Input rows:

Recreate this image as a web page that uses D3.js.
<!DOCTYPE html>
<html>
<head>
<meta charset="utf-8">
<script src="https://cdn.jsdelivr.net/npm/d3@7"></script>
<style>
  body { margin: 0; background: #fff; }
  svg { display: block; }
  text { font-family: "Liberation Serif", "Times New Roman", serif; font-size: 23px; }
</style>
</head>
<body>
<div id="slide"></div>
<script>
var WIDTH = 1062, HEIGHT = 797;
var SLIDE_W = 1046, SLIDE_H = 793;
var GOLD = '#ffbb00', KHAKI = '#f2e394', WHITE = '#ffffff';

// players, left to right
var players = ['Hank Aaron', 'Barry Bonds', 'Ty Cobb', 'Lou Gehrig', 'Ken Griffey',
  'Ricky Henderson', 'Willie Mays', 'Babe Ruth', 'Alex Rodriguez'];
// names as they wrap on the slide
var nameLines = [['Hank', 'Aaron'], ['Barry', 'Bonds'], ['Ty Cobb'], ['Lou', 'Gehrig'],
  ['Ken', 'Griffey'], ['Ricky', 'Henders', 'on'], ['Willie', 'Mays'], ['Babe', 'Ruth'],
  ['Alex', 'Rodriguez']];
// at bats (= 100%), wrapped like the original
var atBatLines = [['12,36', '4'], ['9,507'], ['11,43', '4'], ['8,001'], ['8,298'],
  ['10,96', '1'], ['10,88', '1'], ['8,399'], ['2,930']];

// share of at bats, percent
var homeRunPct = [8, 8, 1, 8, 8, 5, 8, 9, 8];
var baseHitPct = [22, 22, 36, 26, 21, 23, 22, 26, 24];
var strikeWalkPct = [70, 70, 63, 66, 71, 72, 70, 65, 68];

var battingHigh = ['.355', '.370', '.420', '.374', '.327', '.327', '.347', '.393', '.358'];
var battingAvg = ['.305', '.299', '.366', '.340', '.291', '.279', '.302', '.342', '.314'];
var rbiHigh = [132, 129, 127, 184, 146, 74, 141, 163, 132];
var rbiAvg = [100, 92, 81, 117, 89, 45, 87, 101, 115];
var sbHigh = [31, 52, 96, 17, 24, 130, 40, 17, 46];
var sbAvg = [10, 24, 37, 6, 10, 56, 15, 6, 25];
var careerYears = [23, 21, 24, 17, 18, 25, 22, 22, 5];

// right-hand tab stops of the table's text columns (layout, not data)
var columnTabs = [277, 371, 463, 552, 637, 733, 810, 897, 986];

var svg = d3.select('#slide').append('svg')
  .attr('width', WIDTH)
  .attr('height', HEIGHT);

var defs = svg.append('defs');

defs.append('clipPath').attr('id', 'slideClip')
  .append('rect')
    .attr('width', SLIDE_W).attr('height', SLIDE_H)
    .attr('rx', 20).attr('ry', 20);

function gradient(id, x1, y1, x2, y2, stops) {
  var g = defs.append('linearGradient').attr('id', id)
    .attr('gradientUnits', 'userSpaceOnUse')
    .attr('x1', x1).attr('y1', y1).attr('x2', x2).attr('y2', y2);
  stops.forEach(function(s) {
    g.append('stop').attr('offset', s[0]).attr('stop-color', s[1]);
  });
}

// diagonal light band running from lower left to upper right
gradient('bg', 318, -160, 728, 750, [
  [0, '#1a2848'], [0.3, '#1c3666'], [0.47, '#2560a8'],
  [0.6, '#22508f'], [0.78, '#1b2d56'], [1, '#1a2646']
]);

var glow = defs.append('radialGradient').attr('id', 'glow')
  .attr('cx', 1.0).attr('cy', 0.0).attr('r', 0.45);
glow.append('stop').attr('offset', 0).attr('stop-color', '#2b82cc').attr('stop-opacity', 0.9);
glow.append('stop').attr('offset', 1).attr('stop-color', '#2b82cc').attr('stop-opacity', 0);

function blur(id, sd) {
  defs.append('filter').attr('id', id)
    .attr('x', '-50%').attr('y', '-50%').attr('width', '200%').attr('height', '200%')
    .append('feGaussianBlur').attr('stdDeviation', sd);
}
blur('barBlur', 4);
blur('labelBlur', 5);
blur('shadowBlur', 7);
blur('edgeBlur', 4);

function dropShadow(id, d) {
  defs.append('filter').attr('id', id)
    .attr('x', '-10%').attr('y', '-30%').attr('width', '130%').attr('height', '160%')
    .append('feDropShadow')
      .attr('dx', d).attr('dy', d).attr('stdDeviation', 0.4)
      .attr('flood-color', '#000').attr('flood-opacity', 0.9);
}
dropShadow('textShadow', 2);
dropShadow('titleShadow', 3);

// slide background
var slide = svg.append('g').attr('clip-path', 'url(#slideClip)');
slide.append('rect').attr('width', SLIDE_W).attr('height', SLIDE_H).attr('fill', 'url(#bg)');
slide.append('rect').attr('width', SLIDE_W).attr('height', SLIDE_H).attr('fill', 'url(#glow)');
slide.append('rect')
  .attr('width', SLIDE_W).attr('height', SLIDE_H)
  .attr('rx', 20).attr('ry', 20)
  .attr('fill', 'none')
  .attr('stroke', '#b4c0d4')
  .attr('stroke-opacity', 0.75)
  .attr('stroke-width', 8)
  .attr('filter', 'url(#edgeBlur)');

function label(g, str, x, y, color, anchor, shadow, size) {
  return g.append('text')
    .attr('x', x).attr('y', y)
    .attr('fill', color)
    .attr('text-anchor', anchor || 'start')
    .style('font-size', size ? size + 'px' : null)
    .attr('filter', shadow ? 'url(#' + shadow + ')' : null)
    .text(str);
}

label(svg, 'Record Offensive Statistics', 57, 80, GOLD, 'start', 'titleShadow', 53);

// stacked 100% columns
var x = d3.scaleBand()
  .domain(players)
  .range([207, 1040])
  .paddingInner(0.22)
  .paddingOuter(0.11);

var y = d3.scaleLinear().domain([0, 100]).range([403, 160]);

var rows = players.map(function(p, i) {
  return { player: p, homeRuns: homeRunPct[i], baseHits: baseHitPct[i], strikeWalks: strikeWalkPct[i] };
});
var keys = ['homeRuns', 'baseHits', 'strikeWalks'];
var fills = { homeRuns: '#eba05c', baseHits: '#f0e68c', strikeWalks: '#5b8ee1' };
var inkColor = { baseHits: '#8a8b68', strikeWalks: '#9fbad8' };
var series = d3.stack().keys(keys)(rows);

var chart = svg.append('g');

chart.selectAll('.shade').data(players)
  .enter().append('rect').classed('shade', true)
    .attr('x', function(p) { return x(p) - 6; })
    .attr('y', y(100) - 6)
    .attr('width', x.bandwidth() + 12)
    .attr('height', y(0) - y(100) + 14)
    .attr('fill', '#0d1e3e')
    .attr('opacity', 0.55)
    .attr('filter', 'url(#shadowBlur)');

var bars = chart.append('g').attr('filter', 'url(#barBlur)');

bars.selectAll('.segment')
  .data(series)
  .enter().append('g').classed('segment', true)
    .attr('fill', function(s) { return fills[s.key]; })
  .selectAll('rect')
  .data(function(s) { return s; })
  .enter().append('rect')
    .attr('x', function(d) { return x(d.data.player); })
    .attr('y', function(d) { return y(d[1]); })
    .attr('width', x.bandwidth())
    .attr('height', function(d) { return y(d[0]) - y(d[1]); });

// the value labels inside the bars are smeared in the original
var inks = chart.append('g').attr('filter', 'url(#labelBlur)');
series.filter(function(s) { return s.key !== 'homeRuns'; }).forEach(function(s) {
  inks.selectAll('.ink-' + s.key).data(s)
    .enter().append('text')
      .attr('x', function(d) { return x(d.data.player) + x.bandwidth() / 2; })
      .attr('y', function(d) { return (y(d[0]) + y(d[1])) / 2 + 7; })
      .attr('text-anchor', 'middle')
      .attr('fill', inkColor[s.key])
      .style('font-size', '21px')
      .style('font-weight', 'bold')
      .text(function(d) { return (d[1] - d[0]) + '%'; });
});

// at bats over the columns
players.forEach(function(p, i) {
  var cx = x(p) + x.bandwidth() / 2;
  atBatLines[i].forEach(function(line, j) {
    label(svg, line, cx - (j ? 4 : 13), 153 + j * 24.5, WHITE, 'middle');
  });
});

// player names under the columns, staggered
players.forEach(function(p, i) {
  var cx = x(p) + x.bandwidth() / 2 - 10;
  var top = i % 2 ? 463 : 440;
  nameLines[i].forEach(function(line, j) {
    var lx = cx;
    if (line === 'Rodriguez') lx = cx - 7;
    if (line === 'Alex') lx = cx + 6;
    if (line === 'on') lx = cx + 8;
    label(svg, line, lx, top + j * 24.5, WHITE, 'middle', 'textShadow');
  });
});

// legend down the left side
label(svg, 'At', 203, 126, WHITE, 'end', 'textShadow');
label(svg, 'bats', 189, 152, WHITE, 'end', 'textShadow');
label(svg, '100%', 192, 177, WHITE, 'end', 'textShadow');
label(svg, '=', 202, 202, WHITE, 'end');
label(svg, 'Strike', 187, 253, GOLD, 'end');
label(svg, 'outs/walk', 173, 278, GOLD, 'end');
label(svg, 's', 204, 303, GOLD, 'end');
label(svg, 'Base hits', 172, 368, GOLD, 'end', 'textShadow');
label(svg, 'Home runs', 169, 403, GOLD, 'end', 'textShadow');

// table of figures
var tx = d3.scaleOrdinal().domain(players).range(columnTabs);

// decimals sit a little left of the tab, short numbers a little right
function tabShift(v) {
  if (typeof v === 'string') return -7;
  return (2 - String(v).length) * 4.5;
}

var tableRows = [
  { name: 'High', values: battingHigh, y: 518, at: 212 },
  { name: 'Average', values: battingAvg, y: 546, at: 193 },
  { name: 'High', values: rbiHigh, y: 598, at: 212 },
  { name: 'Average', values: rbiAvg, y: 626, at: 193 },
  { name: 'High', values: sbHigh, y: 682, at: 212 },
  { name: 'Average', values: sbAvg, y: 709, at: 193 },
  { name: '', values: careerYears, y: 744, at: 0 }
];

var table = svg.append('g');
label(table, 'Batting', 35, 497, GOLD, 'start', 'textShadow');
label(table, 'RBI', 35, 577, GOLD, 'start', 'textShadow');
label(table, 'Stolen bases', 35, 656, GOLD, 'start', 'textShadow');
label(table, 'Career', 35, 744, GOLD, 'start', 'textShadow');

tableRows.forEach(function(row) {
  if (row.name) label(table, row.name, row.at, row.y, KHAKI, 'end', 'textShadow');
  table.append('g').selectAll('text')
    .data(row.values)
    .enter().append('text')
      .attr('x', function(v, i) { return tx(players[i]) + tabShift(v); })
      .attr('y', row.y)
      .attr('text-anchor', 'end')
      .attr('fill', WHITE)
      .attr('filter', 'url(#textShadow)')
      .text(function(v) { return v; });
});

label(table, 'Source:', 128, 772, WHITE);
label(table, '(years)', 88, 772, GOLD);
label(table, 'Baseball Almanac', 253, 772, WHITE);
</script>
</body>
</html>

==

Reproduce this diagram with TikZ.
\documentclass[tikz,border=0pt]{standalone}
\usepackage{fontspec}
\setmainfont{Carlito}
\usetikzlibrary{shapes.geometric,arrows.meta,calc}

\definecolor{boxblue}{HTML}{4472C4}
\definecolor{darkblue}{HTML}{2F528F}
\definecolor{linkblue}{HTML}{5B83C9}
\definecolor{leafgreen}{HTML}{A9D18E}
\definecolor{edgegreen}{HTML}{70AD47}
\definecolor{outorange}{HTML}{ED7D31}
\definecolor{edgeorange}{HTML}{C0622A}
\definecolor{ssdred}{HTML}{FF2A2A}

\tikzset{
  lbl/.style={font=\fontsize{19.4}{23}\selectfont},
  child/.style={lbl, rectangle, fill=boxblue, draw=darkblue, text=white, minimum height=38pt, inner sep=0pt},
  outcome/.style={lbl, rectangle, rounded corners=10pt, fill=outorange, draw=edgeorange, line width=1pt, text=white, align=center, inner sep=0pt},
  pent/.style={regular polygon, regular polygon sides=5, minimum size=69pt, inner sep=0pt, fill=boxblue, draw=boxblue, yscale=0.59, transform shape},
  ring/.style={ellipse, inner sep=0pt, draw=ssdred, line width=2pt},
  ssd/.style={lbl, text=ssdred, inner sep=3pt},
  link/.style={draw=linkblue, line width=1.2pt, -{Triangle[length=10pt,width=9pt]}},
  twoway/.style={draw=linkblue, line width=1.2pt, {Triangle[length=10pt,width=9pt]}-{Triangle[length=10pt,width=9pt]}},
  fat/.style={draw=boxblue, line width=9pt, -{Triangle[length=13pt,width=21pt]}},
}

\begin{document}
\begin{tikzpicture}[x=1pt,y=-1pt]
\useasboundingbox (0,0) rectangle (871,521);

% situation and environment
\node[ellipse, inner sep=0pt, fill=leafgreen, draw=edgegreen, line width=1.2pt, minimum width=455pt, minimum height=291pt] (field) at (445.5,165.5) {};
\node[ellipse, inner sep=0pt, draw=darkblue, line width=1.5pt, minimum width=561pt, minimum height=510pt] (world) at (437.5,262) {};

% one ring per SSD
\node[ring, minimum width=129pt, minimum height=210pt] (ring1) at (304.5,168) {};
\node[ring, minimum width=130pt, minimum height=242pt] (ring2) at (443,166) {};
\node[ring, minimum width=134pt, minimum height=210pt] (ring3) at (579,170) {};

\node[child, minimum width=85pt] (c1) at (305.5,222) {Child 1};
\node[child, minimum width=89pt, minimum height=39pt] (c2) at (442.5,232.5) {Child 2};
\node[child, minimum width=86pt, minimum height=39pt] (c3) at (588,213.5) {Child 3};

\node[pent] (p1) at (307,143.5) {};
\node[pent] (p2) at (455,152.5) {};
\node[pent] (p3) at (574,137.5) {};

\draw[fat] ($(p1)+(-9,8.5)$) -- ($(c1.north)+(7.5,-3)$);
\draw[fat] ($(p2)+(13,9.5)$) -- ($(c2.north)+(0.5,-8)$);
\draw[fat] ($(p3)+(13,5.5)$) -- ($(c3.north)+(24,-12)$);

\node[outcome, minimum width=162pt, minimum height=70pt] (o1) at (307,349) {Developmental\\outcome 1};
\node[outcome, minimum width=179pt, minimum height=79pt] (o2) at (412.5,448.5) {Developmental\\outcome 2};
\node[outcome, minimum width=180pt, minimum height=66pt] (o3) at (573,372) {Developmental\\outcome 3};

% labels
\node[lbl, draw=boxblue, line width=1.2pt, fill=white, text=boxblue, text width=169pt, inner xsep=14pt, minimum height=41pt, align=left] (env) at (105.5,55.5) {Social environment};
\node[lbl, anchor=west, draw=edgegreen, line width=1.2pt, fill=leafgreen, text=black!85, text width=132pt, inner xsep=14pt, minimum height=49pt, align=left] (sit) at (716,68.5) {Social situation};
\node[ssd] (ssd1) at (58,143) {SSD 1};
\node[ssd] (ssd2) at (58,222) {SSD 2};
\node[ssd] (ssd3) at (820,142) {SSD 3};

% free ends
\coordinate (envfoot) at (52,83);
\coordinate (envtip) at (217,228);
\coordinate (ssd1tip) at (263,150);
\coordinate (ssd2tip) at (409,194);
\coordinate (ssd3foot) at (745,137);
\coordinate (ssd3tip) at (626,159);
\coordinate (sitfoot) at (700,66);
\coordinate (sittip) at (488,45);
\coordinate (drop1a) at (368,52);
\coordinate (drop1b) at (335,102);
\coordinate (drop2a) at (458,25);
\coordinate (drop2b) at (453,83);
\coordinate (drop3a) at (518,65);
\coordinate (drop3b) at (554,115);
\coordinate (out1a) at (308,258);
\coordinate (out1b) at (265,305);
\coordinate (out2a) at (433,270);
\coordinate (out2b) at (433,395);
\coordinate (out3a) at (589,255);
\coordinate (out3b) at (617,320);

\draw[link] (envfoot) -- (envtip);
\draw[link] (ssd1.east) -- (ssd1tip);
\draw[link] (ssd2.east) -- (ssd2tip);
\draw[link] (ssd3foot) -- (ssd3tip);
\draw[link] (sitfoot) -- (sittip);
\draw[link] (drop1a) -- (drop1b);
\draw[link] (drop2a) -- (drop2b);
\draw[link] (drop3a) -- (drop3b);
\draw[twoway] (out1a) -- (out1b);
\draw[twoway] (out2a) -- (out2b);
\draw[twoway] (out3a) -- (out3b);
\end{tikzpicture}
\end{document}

Work instructions: Look through the entries and return every line where "this" appears.

Result:
Recreate this image as a web page that uses D3.js.
Reproduce this diagram with TikZ.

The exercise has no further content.